* [Instructions to follow]: Quote word for word the lines below, beginning with the first and ending with the one that has "const stretch = 1.18;". Drop the pictures.

━━ Data section ━━

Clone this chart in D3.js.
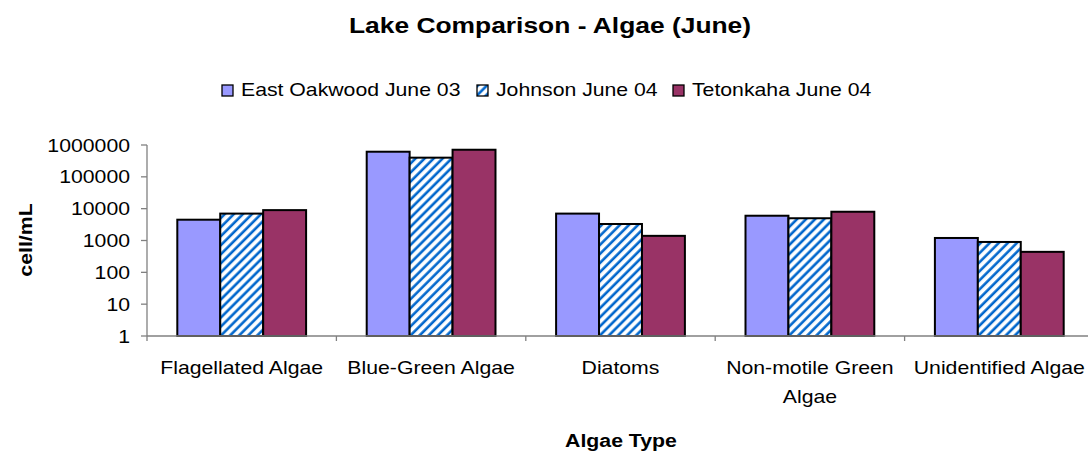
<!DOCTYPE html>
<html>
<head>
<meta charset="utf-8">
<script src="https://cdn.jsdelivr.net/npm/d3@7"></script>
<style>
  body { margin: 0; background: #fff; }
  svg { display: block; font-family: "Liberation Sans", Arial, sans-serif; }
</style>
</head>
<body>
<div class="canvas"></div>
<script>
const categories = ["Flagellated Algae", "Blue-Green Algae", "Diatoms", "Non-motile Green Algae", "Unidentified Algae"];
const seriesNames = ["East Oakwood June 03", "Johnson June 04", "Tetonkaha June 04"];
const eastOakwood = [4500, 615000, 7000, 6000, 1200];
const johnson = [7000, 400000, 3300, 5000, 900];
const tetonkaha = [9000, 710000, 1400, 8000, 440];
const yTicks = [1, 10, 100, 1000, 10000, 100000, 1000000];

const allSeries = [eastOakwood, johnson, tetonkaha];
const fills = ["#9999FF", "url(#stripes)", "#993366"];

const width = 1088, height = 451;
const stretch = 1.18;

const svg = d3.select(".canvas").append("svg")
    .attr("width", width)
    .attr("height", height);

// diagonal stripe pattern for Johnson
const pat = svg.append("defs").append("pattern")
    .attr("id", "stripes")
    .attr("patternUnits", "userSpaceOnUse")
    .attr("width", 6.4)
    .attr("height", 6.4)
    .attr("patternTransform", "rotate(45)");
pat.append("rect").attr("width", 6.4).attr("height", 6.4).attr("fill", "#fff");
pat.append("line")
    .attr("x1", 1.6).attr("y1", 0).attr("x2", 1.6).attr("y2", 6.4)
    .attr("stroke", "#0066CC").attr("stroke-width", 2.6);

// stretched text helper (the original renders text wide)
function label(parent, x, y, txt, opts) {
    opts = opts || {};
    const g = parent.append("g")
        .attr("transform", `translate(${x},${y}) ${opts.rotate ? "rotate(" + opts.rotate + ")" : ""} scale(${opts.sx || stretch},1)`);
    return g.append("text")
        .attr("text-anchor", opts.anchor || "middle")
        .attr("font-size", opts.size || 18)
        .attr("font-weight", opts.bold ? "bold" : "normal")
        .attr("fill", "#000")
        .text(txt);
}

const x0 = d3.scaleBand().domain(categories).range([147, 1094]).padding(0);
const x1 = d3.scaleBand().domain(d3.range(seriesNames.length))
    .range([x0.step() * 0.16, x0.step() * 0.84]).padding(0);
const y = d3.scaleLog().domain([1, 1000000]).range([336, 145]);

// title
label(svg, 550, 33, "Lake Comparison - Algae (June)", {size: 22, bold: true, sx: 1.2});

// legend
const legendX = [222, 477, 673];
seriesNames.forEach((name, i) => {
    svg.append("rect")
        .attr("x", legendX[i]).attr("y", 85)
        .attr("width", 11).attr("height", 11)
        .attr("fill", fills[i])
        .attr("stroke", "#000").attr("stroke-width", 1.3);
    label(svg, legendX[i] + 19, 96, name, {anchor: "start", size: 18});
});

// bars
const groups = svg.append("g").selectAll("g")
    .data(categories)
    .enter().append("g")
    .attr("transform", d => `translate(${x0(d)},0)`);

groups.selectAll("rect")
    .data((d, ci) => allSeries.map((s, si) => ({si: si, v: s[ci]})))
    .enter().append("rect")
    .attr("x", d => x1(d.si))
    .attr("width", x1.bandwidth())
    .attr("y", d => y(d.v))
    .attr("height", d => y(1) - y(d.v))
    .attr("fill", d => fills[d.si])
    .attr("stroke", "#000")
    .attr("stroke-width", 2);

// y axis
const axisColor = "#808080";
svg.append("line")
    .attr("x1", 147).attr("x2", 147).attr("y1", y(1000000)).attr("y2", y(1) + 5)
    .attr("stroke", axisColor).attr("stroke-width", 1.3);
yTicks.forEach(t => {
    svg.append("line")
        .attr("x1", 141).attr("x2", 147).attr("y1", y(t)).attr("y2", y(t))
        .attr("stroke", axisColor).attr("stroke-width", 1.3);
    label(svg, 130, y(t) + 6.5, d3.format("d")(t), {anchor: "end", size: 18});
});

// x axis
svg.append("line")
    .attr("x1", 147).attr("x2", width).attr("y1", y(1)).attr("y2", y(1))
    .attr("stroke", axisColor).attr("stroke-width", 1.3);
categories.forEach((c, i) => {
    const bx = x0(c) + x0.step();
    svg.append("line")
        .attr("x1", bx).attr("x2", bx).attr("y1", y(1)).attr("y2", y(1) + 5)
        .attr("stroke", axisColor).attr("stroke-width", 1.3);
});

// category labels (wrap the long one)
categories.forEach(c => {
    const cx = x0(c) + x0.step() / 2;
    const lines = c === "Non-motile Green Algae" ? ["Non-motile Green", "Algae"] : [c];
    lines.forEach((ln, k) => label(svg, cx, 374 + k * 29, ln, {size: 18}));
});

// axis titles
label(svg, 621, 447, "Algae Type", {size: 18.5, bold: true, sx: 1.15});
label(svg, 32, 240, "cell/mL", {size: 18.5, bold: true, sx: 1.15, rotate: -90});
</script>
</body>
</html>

━━━

* [Solution to this problem]:
Clone this chart in D3.js.
<!DOCTYPE html>
<html>
<head>
<meta charset="utf-8">
<script src="https://cdn.jsdelivr.net/npm/d3@7"></script>
<style>
  body { margin: 0; background: #fff; }
  svg { display: block; font-family: "Liberation Sans", Arial, sans-serif; }
</style>
</head>
<body>
<div class="canvas"></div>
<script>
const categories = ["Flagellated Algae", "Blue-Green Algae", "Diatoms", "Non-motile Green Algae", "Unidentified Algae"];
const seriesNames = ["East Oakwood June 03", "Johnson June 04", "Tetonkaha June 04"];
const eastOakwood = [4500, 615000, 7000, 6000, 1200];
const johnson = [7000, 400000, 3300, 5000, 900];
const tetonkaha = [9000, 710000, 1400, 8000, 440];
const yTicks = [1, 10, 100, 1000, 10000, 100000, 1000000];

const allSeries = [eastOakwood, johnson, tetonkaha];
const fills = ["#9999FF", "url(#stripes)", "#993366"];

const width = 1088, height = 451;
const stretch = 1.18;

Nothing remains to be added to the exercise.